類3號DNA甲基化酶促進形成表觀基因修飾蛋白複合體抑制反轉錄病毒活性

Abstract

哺乳類動物的基因組序列中包含許多反轉錄跳躍子 (retrotransposable elements)，類3號DNA甲基化酶(DNMT3L)在精細胞發育過程中對抑制內源性的反轉錄跳躍子(retrotransposon)扮演重要角色，Dnmt3L也專一性表現在未分化的胚幹細胞中，但已分化的體細胞則無法偵測其表現，反轉錄病毒的活性在胚幹細胞中會受強烈地抑制，但體細胞卻無此抑制活性。DNMT3L的交互作用蛋白KAP1可招募上位遺傳調控蛋白HDAC1和SETDB1以抑制反轉錄跳躍子。本研究旨在闡明DNMT3L在胚幹細胞或體細胞中對新感染病毒是否具有抑制作用，是否可藉由DNMT3L在胚幹細胞反轉錄病毒的抑制效果，外源性表現DNMT3L在體細胞，作為抗病毒的應用。本研究以Mo-MuLV為反轉錄病毒材料感染細胞進而偵測病毒甲基化情形或表現活性，結果顯示DNMT3L和KAP1對於胚幹細胞中新嵌插病毒DNA序列的甲基化與抑制基因表現扮演重要功能。外源性大量表現DNMT3L在體細胞3T3與MEF (Mouse embryonic fibroblast)中，雖然無法使體細胞具有甲基化病毒序列的能力，然而卻可誘導體細胞抗反轉錄病毒活性，此活性已藉由點突變分析證實DNMT3L只有在能夠結合到組蛋白H3，或能與DNMT3A正確交互作用時才具有抗反轉錄病毒活性，且此活性依附KAP1抑制機制路徑，由此結果推論DNMT3L是藉由引起與KAP1交互作用的蛋白達成反轉錄病毒抑制。本研究之細胞染色結果顯示外源性表現DNMT3L於MEF中可誘使大部分表現在細胞質的HDAC1移至細胞核，蛋白免疫共沉澱分析結果顯示外源性表現DNMT3L於MEF中可促進KAP1 、HDAC1和SETDB1蛋白複合體的形成，染色質免疫沉澱分析發現外源性表現DNMT3L於MEF中可誘導KAP1 、HDAC1和SETDB1蛋白結合到新嵌插的病毒DNA序列以進行靜默修飾作用。外源性表現DNMT3L可使MEF細胞持續繼代40次以上，經由長時間培養後發現MEF細胞型態發生轉型且可偵測到Oct4表現且伴隨強烈的反轉錄病毒抑制活性。本研究結果顯示DNMT3L具有體細胞抗反轉錄病毒應用的潛力，未來將有利於體細胞抗病毒相關研究之進展。
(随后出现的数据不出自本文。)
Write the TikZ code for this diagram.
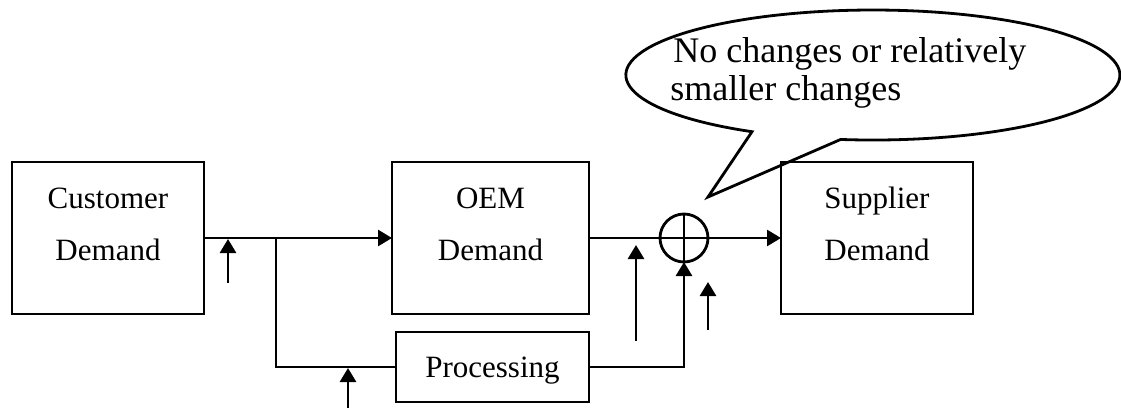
\documentclass[tikz,border=0pt]{standalone}
\usepackage{fontspec}
\setmainfont{Liberation Serif}
\usetikzlibrary{arrows.meta}
\begin{document}
\begin{tikzpicture}[x=0.5pt,y=-0.5pt,line width=1.4pt,
  blk/.style={draw,rectangle,inner sep=0pt,outer sep=0pt},
  arr/.style={-{Triangle[length=7pt,width=8pt]}},
  lbl/.style={font=\fontsize{15.5}{18}\selectfont,anchor=base,inner sep=0pt},
  btxt/.style={font=\fontsize{18}{19}\selectfont,anchor=base west,inner sep=0pt}]
\useasboundingbox (0,0) rectangle (1121,412);
% boxes
\node[blk,minimum width=96pt,minimum height=76pt] (cust) at (108,238) {};
\node[blk,minimum width=98.5pt,minimum height=76pt] (oem) at (490.5,238) {};
\node[blk,minimum width=96pt,minimum height=76pt] (sup) at (877,238) {};
\node[blk,minimum width=96.5pt,minimum height=35pt] (proc) at (492.5,367) {};
\node[draw,circle,minimum size=24pt,inner sep=0pt,outer sep=0pt] (sum) at (684,238) {};
\draw (sum.north) -- (sum.south) (sum.west) -- (sum.east);
% labels
\node[lbl] (t1) at (108,208) {Customer};
\node[lbl] (t2) at (108,260) {Demand};
\node[lbl] (t3) at (490.5,208) {OEM};
\node[lbl] (t4) at (490.5,260) {Demand};
\node[lbl] (t5) at (877,208) {Supplier};
\node[lbl] (t6) at (877,260) {Demand};
\node[lbl] (t7) at (492.5,377) {Processing};
% connectors
\coordinate (br) at (276,238);
\draw[arr] (cust.east) -- (oem.west);
\draw (br) |- (proc.west);
\draw (oem.east) -- (sum.west);
\draw[arr] (sum.east) -- (sup.west);
\draw[arr] (proc.east) -| (sum.south);
% disturbance arrows
\coordinate (a1s) at (228,283); \coordinate (a1e) at (228,239);
\coordinate (a2s) at (348,408); \coordinate (a2e) at (348,368);
\coordinate (a3s) at (636,341); \coordinate (a3e) at (636,245);
\coordinate (a4s) at (708,330); \coordinate (a4e) at (708,282);
\draw[arr] (a1s) -- (a1e);
\draw[arr] (a2s) -- (a2e);
\draw[arr] (a3s) -- (a3e);
\draw[arr] (a4s) -- (a4e);
% callout bubble
\coordinate (tip) at (708,197);
\draw[line join=miter] (tip) -- (752,131.7)
  arc[start angle=119.3,end angle=457.5,x radius=247,y radius=65] -- cycle;
\node[btxt] (b1) at (672,62) {No changes or relatively};
\node[btxt] (b2) at (669,100) {smaller changes};
\end{tikzpicture}
\end{document}
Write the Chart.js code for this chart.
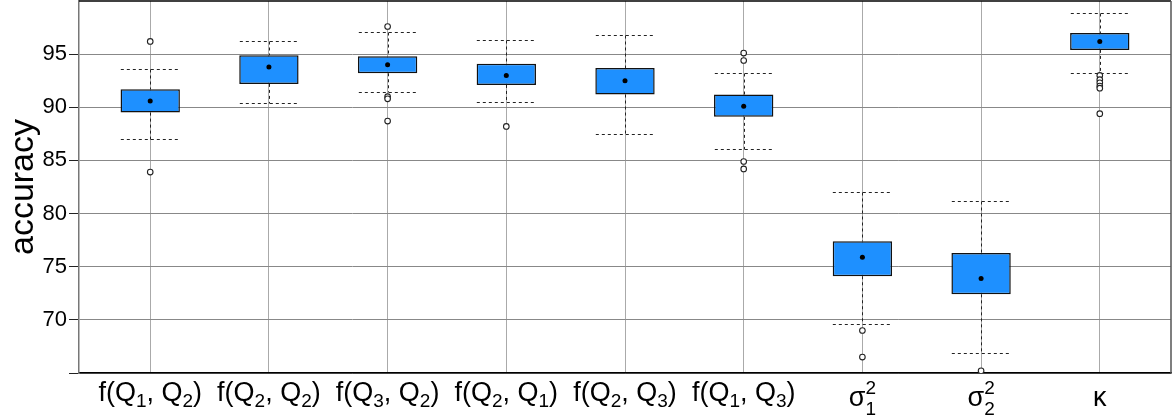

Mammalian genomes are replete with retrotranspoable elements including endogenous retroviruses. DNA methyltransferase 3-like (DNMT3L), an epigenetic regulator highly expressed in germ cells and embryonic stem (ES) cells, is crucial for the long-term suppression of endogenous retrotransposons. Here we demonstrate that DNMT3L enhances the interaction of repressive epigenetic modifiers including histone deacetylase 1 (HDAC1), SET domain, bifurcated 1 (SETDB1), DNA methylatransfearse 3A (DNMT3A), and tripartite motif-containing protein 28 (TRIM28)/ KRAB-associated protein 1 (KAP1) in ES cells, and orchestrates retroviral-silencing activity with TRIM28 by mechanisms including but not limited to facilitating de novo DNA methylation. Gain of function studies by the introduction of ectopic DNMT3L into somatic cells demonstrate its DNA-methylation independent retroviral silencing activity by recruitment of the TRIM28/HDAC1/SETDB1/DNMT3A/DNMT3L complex to the newly infected Moloney-Murine Leukemia Virus (Mo-MuLV). Concurrent with this recruitment, we also observe the accumulation of histone H3 lysine 9 trimethylation (H3K9me3) and heterochromatin protein 1 gamma, as well as reduced H3K9 and H3K27 acetylation at newly integrated Mo-MuLV proviral sequences. Ectopic DNMT3L also re-distributes cytoplasmically localized HDAC1 to the nucleus in late passage mouse embryonic fibroblasts (MEFs) and 3T3 cell line. Formation of this epigenetic modifying complex formation requires Dnmt3L interaction with DNMT3A as well as with histone H3 tail. In fetal testes at embryonic day 17.5, endogenous DNMT3L also enhanced the binding between TRIM28, DNMT3A, SETDB1, and HDAC1. We have therefore uncovered a potential histone-level epigenetic silencing activity of DNMT3L, and this activity is beyond the known scope of DNMT3L in facilitating de novo DNA methylation and interpretation of histone modifications and chromatin context. We propose that DNMT3L may be involved in initiating a cascade of repressive epigenetic modifications by assisting in the preparation of a chromatin context that further attracts DNMT3A-DNMT3L binding and installs longer-term DNA methylation marks on endogenous retrotransposons and imprinting control regions.